Mein Geruchssinn war zunehmend gestört. Ich konnte nicht mehr gut von Hand schreiben. Das Zittern nahm zu. Zudem hatte ich immer wieder Blockaden beim Gehen. Auch mein Gesichtsausdruck ist ernster geworden. Ich versuchte das Zittern zu vertuschen, indem ich während eines Gespräches mit einem Bleistift spielte. Auch gab es Leute in meinem Umfeld, die vermuteten, ich sei Alkoholikerin.

Spätestens jetzt musste und wollte ich mich outen. Die Leute sollen wissen, was ich wirklich habe.

Offene Kommunikation

Ich begann offen über meinen Parkinson zu sprechen. Seither lebe ich besser mit der Krankheit. Es war mir wichtig, dass mich die Leute trotzdem akzeptierten. Mit meinem Arbeitgeber habe ich von Anfang an offen darüber gesprochen. Er war sehr kooperativ. „Das schaffen wir“, meinte er. Das war sehr ermutigend.

Drei Mal in der Woche gehe ich ins Fitnessstudio. Dort bekomme ich auch regelmässig Massagen. Ich wandere gerne und fahre auch noch mit dem Fahrrad. Eine Operation ist für mich bis jetzt kein Thema.

Mein Glaube stärkt mich

Ich wüsste nicht, wie ich ohne Glauben an Gott mit dieser Diagnose leben könnte. Das regelmässige Gebet und das Lesen von Andachten, z.B. von Sarah Young, ermutigen mich sehr. Verschiedene Psalmen wie zum Beispiel Psalm 91, … „Wer unter dem Schirm des Höchsten sitzt und unter dem Schatten des Allmächtigen bleibt, der spricht zu dem HERRN: Meine Zuversicht und meine Burg, mein Gott, auf den ich hoffe.
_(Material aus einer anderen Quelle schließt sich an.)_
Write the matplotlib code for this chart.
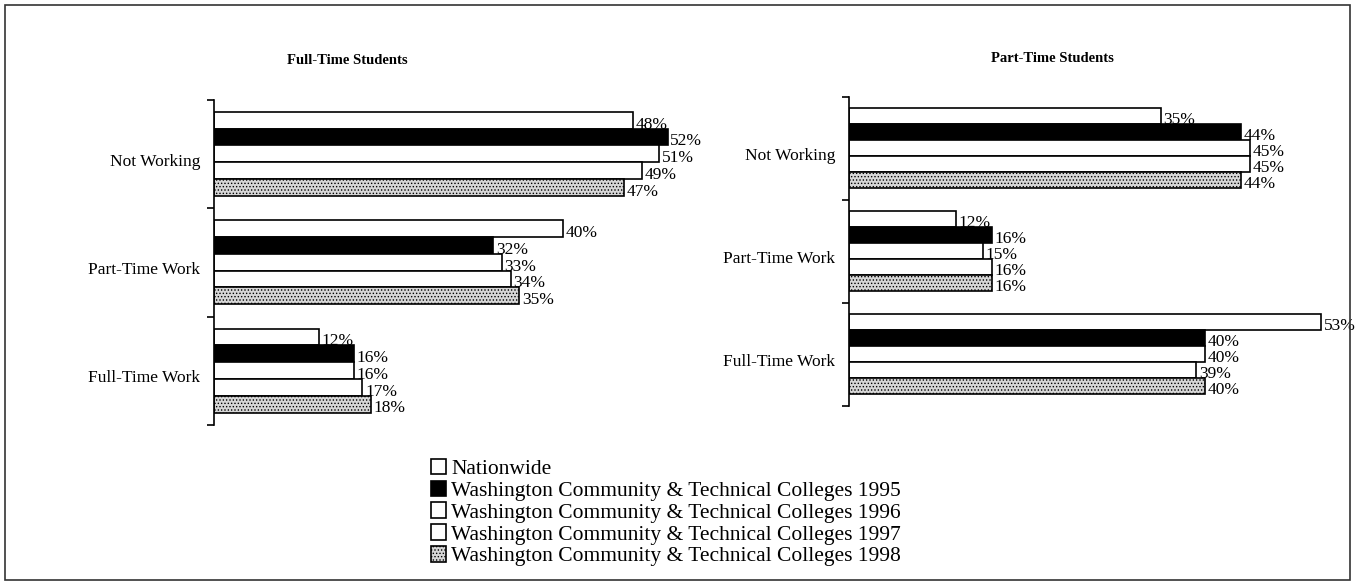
import numpy as np
from matplotlib import pyplot as plt
from matplotlib.patches import Rectangle

categories = ["Not Working", "Part-Time Work", "Full-Time Work"]
series = [
    "Nationwide",
    "Washington Community & Technical Colleges 1995",
    "Washington Community & Technical Colleges 1996",
    "Washington Community & Technical Colleges 1997",
    "Washington Community & Technical Colleges 1998",
]
full_time = [
    [48, 40, 12],
    [52, 32, 16],
    [51, 33, 16],
    [49, 34, 17],
    [47, 35, 18],
]
part_time = [
    [35, 12, 53],
    [44, 16, 40],
    [45, 15, 40],
    [45, 16, 39],
    [44, 16, 40],
]

faces = ["white", "black", "white", "white", "#d6d6d6"]
hatches = [None, None, None, None, "....."]

plt.rcParams["font.family"] = ["Liberation Serif", "DejaVu Serif"]
plt.rcParams["hatch.color"] = "#9a9a9a"
plt.rcParams["hatch.linewidth"] = 0.6


def draw_panel(ax, values, xmax):
    n = len(series)
    h = 0.155
    y0 = np.arange(len(categories))
    bars = []
    for i in range(n):
        ys = y0 - 0.5 + 0.11 + h * (i + 0.5)
        b = ax.barh(ys, values[i], height=h, color=faces[i], hatch=hatches[i],
                    edgecolor="black", linewidth=1.2, label=series[i])
        bars.append(b)
        for y, v in zip(ys, values[i]):
            ax.text(v + 0.3, y + 0.04, f"{v}%", va="center", ha="left", fontsize=12.5)
    ax.set_ylim(len(categories) - 0.5, -0.5)
    ax.set_xlim(0, xmax)
    ax.set_yticks(np.arange(len(categories) + 1) - 0.5)
    ax.set_yticklabels([])
    ax.set_yticks(y0 + 0.05, minor=True)
    ax.set_yticklabels(categories, minor=True, fontsize=12.5)
    ax.tick_params(axis="y", which="major", length=5, width=1.2, direction="out")
    ax.tick_params(axis="y", which="minor", length=0, pad=10)
    ax.set_xticks([])
    for s in ["top", "right", "bottom"]:
        ax.spines[s].set_visible(False)
    ax.spines["left"].set_linewidth(1.2)
    return bars


fig = plt.figure(figsize=(13.6, 5.84), dpi=100)

ax1 = fig.add_axes([214 / 1360, 1 - 425 / 584, 480 / 1360, 325 / 584])
bars = draw_panel(ax1, full_time, 55)
ax2 = fig.add_axes([849 / 1360, 1 - 406 / 584, 490 / 1360, 309 / 584])
draw_panel(ax2, part_time, 55)

fig.text(347 / 1360, 1 - 60 / 584, "Full-Time Students", ha="center", va="center",
         fontsize=10.5, fontweight="bold")
fig.text(1052 / 1360, 1 - 58 / 584, "Part-Time Students", ha="center", va="center",
         fontsize=10.5, fontweight="bold")

fig.legend(handles=bars, labels=series, loc="upper left",
           bbox_to_anchor=(422 / 1360, 1 - 450 / 584), frameon=False,
           fontsize=15.5, handlelength=0.72, handleheight=0.72, handletextpad=0.25,
           labelspacing=0.08, borderaxespad=0)

fig.add_artist(Rectangle((5 / 1360, 4 / 584), 1345 / 1360, 575 / 584,
                         transform=fig.transFigure, fill=False,
                         edgecolor="#333333", linewidth=1.2))

fig.savefig("out.png", dpi=100)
Er wird dich mit seinen Fittichen decken, und Zuflucht wirst du haben unter seinen Flügeln.“

Auch Verse aus den Psalmen trösten mich: „Ich hebe meine Augen auf zu den Bergen. Woher kommt mir Hilfe?“. Bibelverse, die ich früher gelernt habe, fallen mir in den Nächten, wenn ich nicht schlafen kann, wieder ein. Ich fühle mich dann ganz gut bei Gott aufgehoben. Musik ist für mich auch eine Kraftquelle, klassische- und Lobpreismusik, gibt mir Kraft und auch ganz alte Lieder trösten mich immer wieder. Und nicht zu vergessen: gute Freunde und meine Familie helfen mir sehr.

Neue Sicht für Not

Durch meine Arbeit bei World Vision und meine eigene Krankheit habe ich eine neue Sicht für schwache Menschen bekommen. Krankheit ist nur ein Teil von der Not auf dieser Welt. Früher habe ich andere Menschen knallhart abgeurteilt. Heute sehe ich vieles anders. Gott hat mich Barmherzigkeit gelehrt durch diese Krankheit. Meine Sicht für Schwache hat sich verändert und mich sensibler gemacht. Selbst in der Präambel der Schweizer Bundesverfassung steht: „Die Stärke des Volkes misst sich am Wohl der Schwachen.“
Heute ist es mir ein Anliegen, den Menschen mit offenen Augen zu begegnen und ihre Nöte zu sehen. Ich möchte neben dem Glauben an Gott auch an schwächere Menschen glauben und ihnen eine Chance geben. Gott glaubt an mich. Glaube – Hoffnung – Liebe. Meine Krankheit hat Sinn – wenn er mir diese Krankheit nicht wegnimmt, muss sie zum Segen dienen.

Infos zum Artikel

Lebensbericht wurde in dieser Infozeitschrift veröffentlicht:
GuB_Info-Zeitschrift_2015_1, Seite 15

Steckbrief

Erica Maurer, 1954, verheiratet

4 Kinder, 9 Enkel

Leiterin Personal, World Vision

Aktiv im Leben

Hobbies: Skifahren, kochen, nähen, puzzeln: 1000 – 2000 Teile.